## begin
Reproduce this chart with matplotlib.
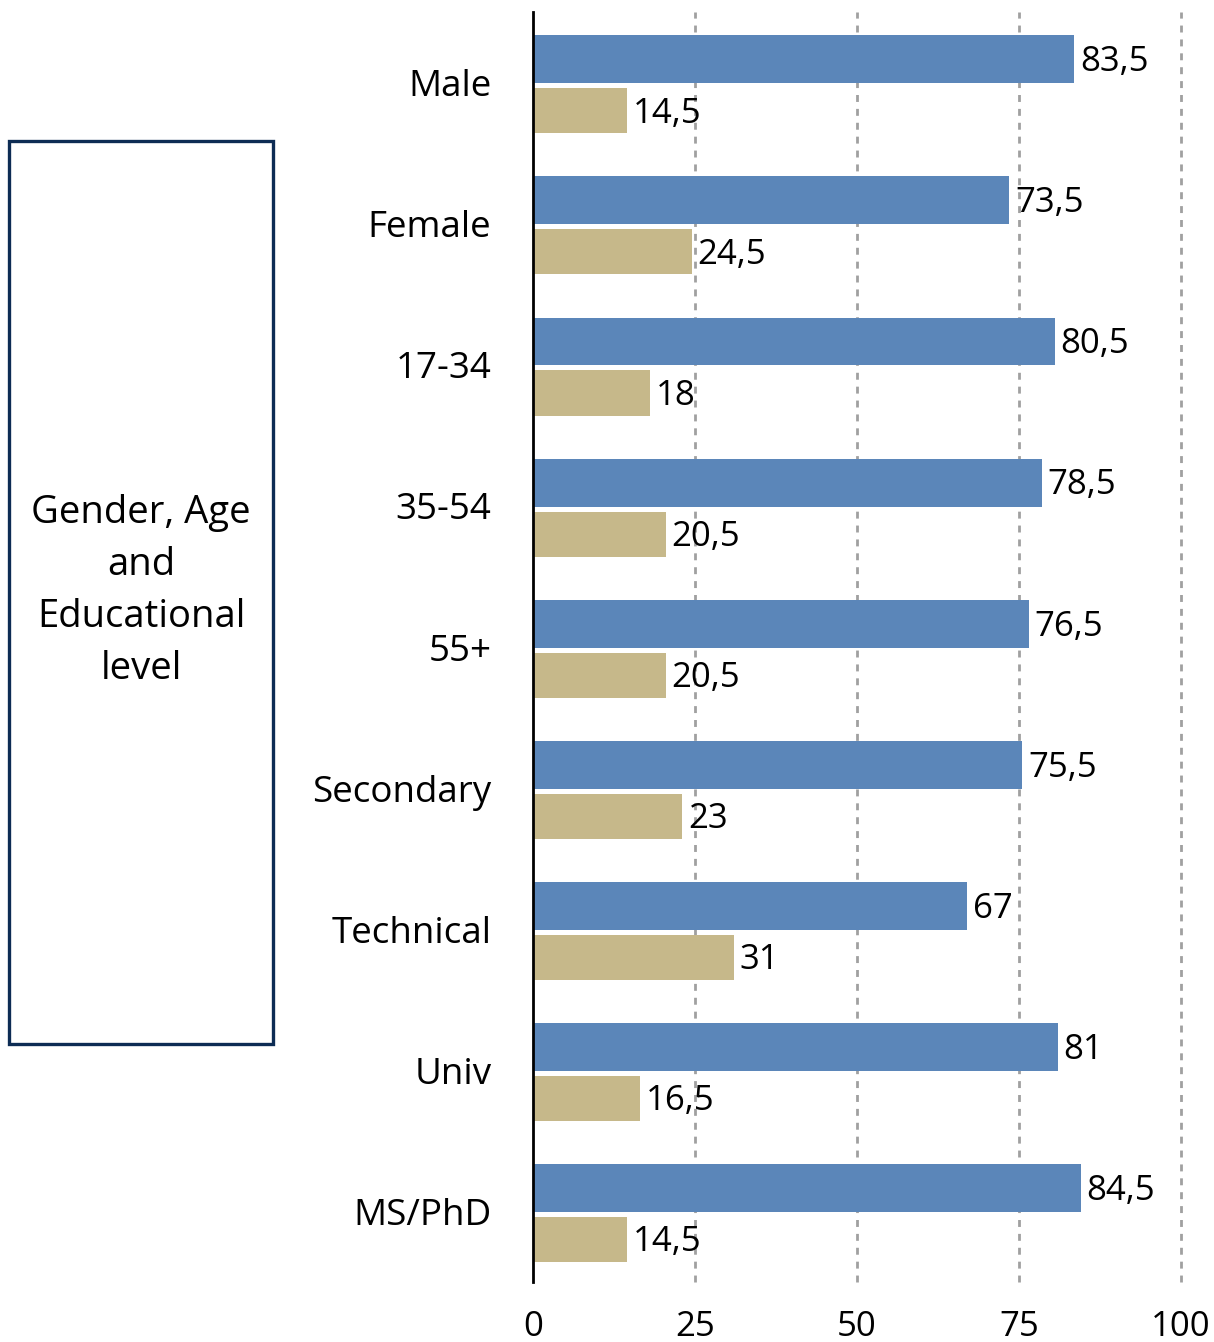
import matplotlib.pyplot as plt
from matplotlib.patches import Rectangle
import numpy as np

categories = ["Male", "Female", "17-34", "35-54", "55+", "Secondary", "Technical", "Univ", "MS/PhD"]
blue_vals = [83.5, 73.5, 80.5, 78.5, 76.5, 75.5, 67, 81, 84.5]
tan_vals = [14.5, 24.5, 18, 20.5, 20.5, 23, 31, 16.5, 14.5]
xticks = [0, 25, 50, 75, 100]
box_text = "Gender, Age\nand\nEducational\nlevel"

plt.rcParams['font.family'] = ['Open Sans', 'DejaVu Sans']
FS_NUM = 25
FS_LAB = 26.5

fig = plt.figure(figsize=(12.14, 13.42), dpi=100)
ax = fig.add_axes([533/1214, 1 - 1282/1342, 648/1214, 1270/1342])

y = np.arange(len(categories))
ax.barh(y - 0.165, blue_vals, height=0.34, color="#5B86B9", zorder=3)
ax.barh(y + 0.2, tan_vals, height=0.32, color="#C6B88A", zorder=3)

def fmt(v):
    return (f"{v:g}").replace(".", ",")

# value labels, a touch below the bar centre like the original
for i in range(len(categories)):
    ax.text(blue_vals[i] + 0.9, y[i] - 0.145, fmt(blue_vals[i]), va="center", ha="left", fontsize=FS_NUM, zorder=4)
    ax.text(tan_vals[i] + 0.9, y[i] + 0.22, fmt(tan_vals[i]), va="center", ha="left", fontsize=FS_NUM, zorder=4)

ax.set_xlim(0, 100)
ax.set_ylim(len(categories) - 0.5, -0.5)
ax.set_yticks(y)
ax.set_yticklabels(categories, fontsize=FS_LAB)
ax.set_xticks(xticks)
ax.set_xticklabels([str(t) for t in xticks], fontsize=FS_NUM)
ax.tick_params(axis="both", length=0)
ax.tick_params(axis="y", pad=30)
ax.tick_params(axis="x", pad=20)

for t in xticks[1:]:
    ax.axvline(t, color="#A0A0A0", linestyle=(0, (2.5, 2.5)), linewidth=2, zorder=1, clip_on=False)

for s in ["top", "right", "bottom"]:
    ax.spines[s].set_visible(False)
ax.spines["left"].set_linewidth(2)
ax.spines["left"].set_zorder(5)

box = Rectangle((9/1214, 1 - 1044/1342), 264/1214, 903/1342, transform=fig.transFigure,
                fill=False, edgecolor="#0D2C54", linewidth=2.4)
fig.patches.append(box)
fig.text(141/1214, 1 - 591/1342, box_text, ha="center", va="center", fontsize=FS_LAB + 1, linespacing=1.48)

plt.savefig("out.png", dpi=100)
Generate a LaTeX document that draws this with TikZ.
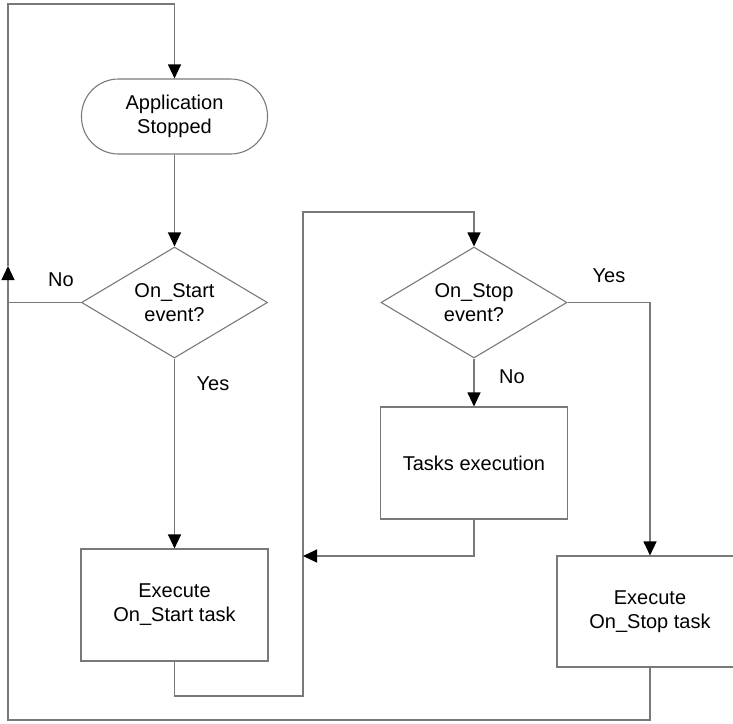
\documentclass[tikz,border=0pt]{standalone}
\usepackage{fontspec}
\setmainfont{Liberation Sans}
\usetikzlibrary{shapes.geometric,arrows.meta}
\begin{document}
\begin{tikzpicture}[x=1pt,y=-1pt,
  line/.style={draw=gray!95!black, line width=1.1pt},
  arr/.style={line, -{Triangle[length=14pt,width=13pt,color=black]}},
  txt/.style={font=\fontsize{20}{24}\selectfont, align=center, text=black},
  termbox/.style={line, txt, rectangle, rounded corners=37pt, minimum width=186pt, minimum height=75pt, inner sep=0pt},
  decbox/.style={line, txt, diamond, aspect=1.67, minimum width=186pt, minimum height=111pt, inner sep=0pt},
  procbox/.style={line, txt, rectangle, minimum width=187pt, minimum height=112pt, inner sep=0pt},
  lbl/.style={txt}]
\useasboundingbox (0,0) rectangle (733,723);
\clip (0,0) rectangle (733,723);
\node[termbox] (term) at (174.5,116.5) {Application\\Stopped};
\node[decbox] (d1) at (174.5,302.5) {On\_Start\\event?};
\node[decbox] (d2) at (474,302.5) {On\_Stop\\event?};
\node[procbox] (tasks) at (474,463) {Tasks execution};
\node[procbox] (exec1) at (174.5,605) {Execute\\On\_Start task};
\node[procbox, minimum width=186pt, minimum height=111pt] (exec2) at (650,611.5) {Execute\\On\_Stop task};

\coordinate (tl) at (8,4);
\coordinate (tr) at (174.5,4);
\coordinate (lno) at (8,302.5);
\coordinate (lup) at (8,266);
\coordinate (bl) at (8,720);
\coordinate (br) at (650,720);
\coordinate (ex1b) at (174.5,696);
\coordinate (midb) at (303,696);
\coordinate (midt) at (303,212);
\coordinate (d2t) at (474,212);
\coordinate (yr) at (650,302.5);
\coordinate (tb) at (474,556);
\coordinate (mida) at (303,556);

\draw[arr] (term.south) -- (d1.north);
\draw[arr] (d1.south) -- (exec1.north);
\draw[line] (d1.west) -- (lno);
\draw[arr] (exec2.south) -- (br) -- (bl) -- (lup);
\draw[arr] (lup) -- (tl) -- (tr) -- (term.north);
\draw[arr] (exec1.south) -- (ex1b) -- (midb) -- (midt) -- (d2t) -- (d2.north);
\draw[arr] (d2.east) -- (yr) -- (exec2.north);
\draw[arr] (d2.south) -- (tasks.north);
\draw[arr] (tasks.south) -- (tb) -- (mida);

\node[lbl] (lno1) at (61,280) {No};
\node[lbl] (lyes1) at (213,384) {Yes};
\node[lbl] (lyes2) at (609,276) {Yes};
\node[lbl] (lno2) at (512,377) {No};
\end{tikzpicture}
\end{document}
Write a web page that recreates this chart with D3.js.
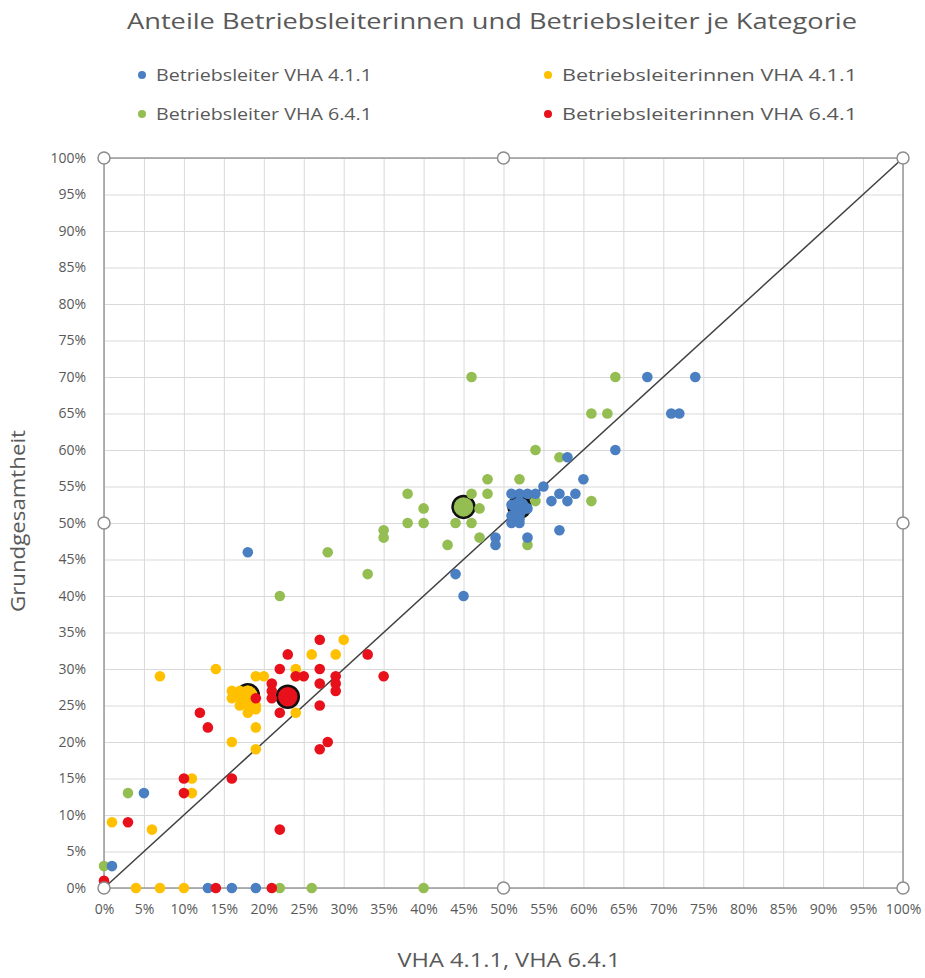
<!DOCTYPE html>
<html>
<head>
<meta charset="utf-8">
<script src="https://cdn.jsdelivr.net/npm/d3@7"></script>
<style>
  body { margin: 0; background: #fff; }
  text { font-family: "Open Sans", "Noto Sans", sans-serif; fill: #595959; }
</style>
</head>
<body>
<div id="chart"></div>
<script>
// values in percent
var seriesNames = ["Betriebsleiter VHA 4.1.1", "Betriebsleiterinnen VHA 4.1.1", "Betriebsleiter VHA 6.4.1", "Betriebsleiterinnen VHA 6.4.1"];
var seriesColors = ["#4a7fc1", "#ffc000", "#94bd52", "#e8101a"];

var blueX = [1, 5, 13, 16, 19, 18, 44, 45, 49, 49, 51, 52, 52, 53, 51, 52, 53, 54, 53, 55, 56, 57, 57, 58, 59, 58, 60, 64, 68, 71, 72, 74, 51, 52, 51];
var blueY = [3, 13, 0, 0, 0, 46, 43, 40, 48, 47, 50, 50, 51, 52, 52.5, 54, 54, 54, 48, 55, 53, 54, 49, 53, 54, 59, 56, 60, 70, 65, 65, 70, 54, 50.5, 51];

var yellowX = [1, 4, 6, 7, 7, 10, 11, 11, 14, 16, 16, 17, 17, 18, 18, 18, 19, 20, 19, 19, 24, 24, 26, 29, 30, 16, 17, 18, 19, 19, 24];
var yellowY = [9, 0, 8, 0, 29, 0, 15, 13, 30, 20, 26, 26, 25, 27, 25, 24, 29, 29, 22, 19, 30, 24, 32, 32, 34, 27, 27, 26, 25, 24.5, 29];

var greenX = [0, 3, 22, 26, 40, 22, 28, 33, 35, 35, 38, 38, 40, 40, 43, 44, 46, 46, 46, 47, 47, 48, 48, 52, 53, 54, 54, 57, 61, 61, 63, 64];
var greenY = [3, 13, 0, 0, 0, 40, 46, 43, 49, 48, 50, 54, 52, 50, 47, 50, 50, 54, 70, 52, 48, 56, 54, 56, 47, 53, 60, 59, 53, 65, 65, 70];

var redX = [0, 3, 10, 10, 12, 13, 14, 16, 19, 21, 21, 21, 21, 22, 22, 22, 23, 24, 25, 27, 27, 27, 27, 27, 28, 29, 29, 29, 33, 35];
var redY = [1, 9, 15, 13, 24, 22, 0, 15, 26, 0, 28, 27, 26, 30, 24, 8, 32, 29, 29, 34, 30, 28, 25, 19, 20, 29, 28, 27, 32, 29];

// mean point of each series (blue, yellow, green, red)
var meanX = [52, 18, 45, 23];
var meanY = [52.2, 26.4, 52.2, 26.2];

var tickValues = [0, 5, 10, 15, 20, 25, 30, 35, 40, 45, 50, 55, 60, 65, 70, 75, 80, 85, 90, 95, 100];
var handleX = [0, 50, 100, 0, 100, 0, 50, 100];
var handleY = [0, 0, 0, 50, 50, 100, 100, 100];

var W = 925, H = 978;
var margin = { left: 104, top: 158, right: 22, bottom: 90 };
var width = W - margin.left - margin.right;
var height = H - margin.top - margin.bottom;

var svg = d3.select("#chart").append("svg").attr("width", W).attr("height", H);

var x = d3.scaleLinear().domain([0, 100]).range([0, width]);
var y = d3.scaleLinear().domain([0, 100]).range([height, 0]);

var g = svg.append("g").attr("transform", "translate(" + margin.left + "," + margin.top + ")");

// grid via axes
var gx = g.append("g").attr("transform", "translate(0," + height + ")")
    .call(d3.axisBottom(x).tickValues(tickValues).tickSize(-height).tickPadding(16).tickFormat(function (d) { return d + "%"; }));
var gy = g.append("g")
    .call(d3.axisLeft(y).tickValues(tickValues).tickSize(-width).tickPadding(18).tickFormat(function (d) { return d + "%"; }));
[gx, gy].forEach(function (a) {
    a.select(".domain").remove();
    a.selectAll(".tick line").attr("stroke", "#d9d9d9").attr("stroke-width", 1);
    a.selectAll(".tick text").style("font-size", "14px").attr("fill", "#595959").style("font-family", "'Open Sans', sans-serif");
});

// plot frame
g.append("rect").attr("x", 0).attr("y", 0).attr("width", width).attr("height", height)
    .attr("fill", "none").attr("stroke", "#999").attr("stroke-width", 1.5);

// diagonal
g.append("line")
    .attr("x1", x(0)).attr("y1", y(0)).attr("x2", x(100)).attr("y2", y(100))
    .attr("stroke", "#404040").attr("stroke-width", 1.5);

// means
meanX.forEach(function (mx, i) {
    g.append("circle").attr("cx", x(mx)).attr("cy", y(meanY[i])).attr("r", 11)
        .attr("fill", seriesColors[i]).attr("stroke", "#111").attr("stroke-width", 2.5);
});

// points: green, blue, yellow, red
var layers = [
    { xs: greenX, ys: greenY, c: seriesColors[2] },
    { xs: blueX, ys: blueY, c: seriesColors[0] },
    { xs: yellowX, ys: yellowY, c: seriesColors[1] },
    { xs: redX, ys: redY, c: seriesColors[3] }
];
layers.forEach(function (l) {
    g.append("g").selectAll("circle").data(l.xs).join("circle")
        .attr("cx", function (d) { return x(d); })
        .attr("cy", function (d, i) { return y(l.ys[i]); })
        .attr("r", 5.3)
        .attr("fill", l.c);
});

// handles
g.append("g").selectAll("circle").data(handleX).join("circle")
    .attr("cx", function (d) { return x(d); })
    .attr("cy", function (d, i) { return y(handleY[i]); })
    .attr("r", 6).attr("fill", "#fff").attr("stroke", "#8c8c8c").attr("stroke-width", 1.5);

// title
svg.append("text").attr("x", 492).attr("y", 29).attr("text-anchor", "middle")
    .style("font-size", "22px").attr("textLength", 730).attr("lengthAdjust", "spacingAndGlyphs")
    .text("Anteile Betriebsleiterinnen und Betriebsleiter je Kategorie");

// legend
var legX = [142, 548, 142, 548];
var legY = [75, 75, 114, 114];
var legW = [216, 295, 216, 295];
var legOrder = [0, 1, 2, 3];
legOrder.forEach(function (s, i) {
    svg.append("circle").attr("cx", legX[i]).attr("cy", legY[i]).attr("r", 4).attr("fill", seriesColors[s]);
    svg.append("text").attr("x", legX[i] + 14).attr("y", legY[i] + 6)
        .style("font-size", "17px").attr("textLength", legW[i]).attr("lengthAdjust", "spacingAndGlyphs")
        .text(seriesNames[s]);
});

// axis titles
svg.append("text").attr("transform", "translate(25," + (margin.top + height / 2 - 2) + ") rotate(-90)")
    .attr("text-anchor", "middle").style("font-size", "20px")
    .attr("textLength", 182).attr("lengthAdjust", "spacingAndGlyphs")
    .text("Grundgesamtheit");
svg.append("text").attr("x", 509).attr("y", 967).attr("text-anchor", "middle")
    .style("font-size", "20px").attr("textLength", 223).attr("lengthAdjust", "spacingAndGlyphs")
    .text("VHA 4.1.1, VHA 6.4.1");
</script>
</body>
</html>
## end
Given problem >> Write out nothing but the lines from the start of the data through the line with "ax = fig.add_axes([533/1214, 1". Leave out the pictures.

Response >>
Reproduce this chart with matplotlib.
import matplotlib.pyplot as plt
from matplotlib.patches import Rectangle
import numpy as np

categories = ["Male", "Female", "17-34", "35-54", "55+", "Secondary", "Technical", "Univ", "MS/PhD"]
blue_vals = [83.5, 73.5, 80.5, 78.5, 76.5, 75.5, 67, 81, 84.5]
tan_vals = [14.5, 24.5, 18, 20.5, 20.5, 23, 31, 16.5, 14.5]
xticks = [0, 25, 50, 75, 100]
box_text = "Gender, Age\nand\nEducational\nlevel"

plt.rcParams['font.family'] = ['Open Sans', 'DejaVu Sans']
FS_NUM = 25
FS_LAB = 26.5

fig = plt.figure(figsize=(12.14, 13.42), dpi=100)
ax = fig.add_axes([533/1214, 1 - 1282/1342, 648/1214, 1270/1342])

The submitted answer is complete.